Tailoring hydrophobic segment lengths in reactive HEURs: A Novel approach to optimizing rheology for UV-curable waterborne coatings

Abstract

The transition from solvent-based to water-based coating technologies is driven by environmental concerns over volatile organic compounds (VOCs). However, waterborne systems, such as UV-curable coatings, face challenges like suboptimal rheological properties, leading to defects in flowability and leveling. Hydrophobically ethoxylated urethanes (HEURs) are among the most effective rheology modifiers for water-based resins due to their associative micellar behavior. In this study, reactive HEURs (RHs) with varying hydrophobic segment lengths (10, 14, and 18 carbons) and methacrylate reactive groups were synthesized and characterized using FTIR, H¹ NMR, and GPC. Rheological and viscoelastic analyses were conducted in both aqueous solutions and resin systems at pre- and post-curing stages.

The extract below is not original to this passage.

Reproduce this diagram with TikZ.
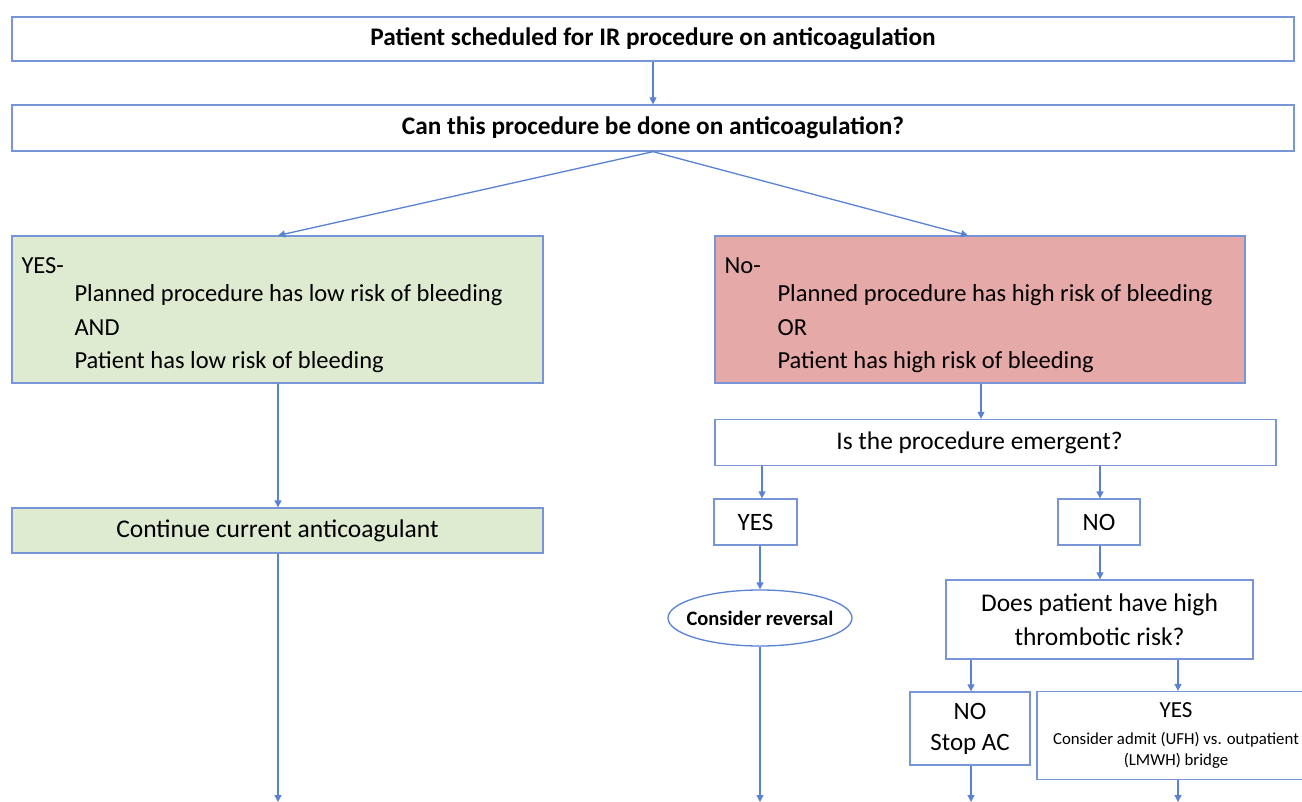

The physicochemical characterization techniques confirmed synthesis of RHs with optimal molecular weights of approximately 14000 g mol⁻¹ and narrow distributions. The RHs self-assembled into micellar networks above the critical percolation concentration, with RH-18 forming the densest networks due to its longer hydrophobic chains and enhanced hydrophobic interactions. UV curing polymerized the methacrylate groups, transforming transient micellar networks into robust, crosslinked structures, leading to significant increases in viscosity and elastic modulus. RH-18 consistently exhibited the strongest rheological performance, demonstrating the highest viscosity, stability under a wide range of shear stress, and gelation properties. RH-14 also performed well, particularly in resin systems, where it enhanced gelation, elasticity, and flow stability, making it a suitable choice for applications requiring intermediate performance. These results establish RH-18 as an optimal rheology modifier for waterborne UV-curable coatings and highlight RH-14 as a viable alternative for systems requiring balanced rheological and viscoelastic properties.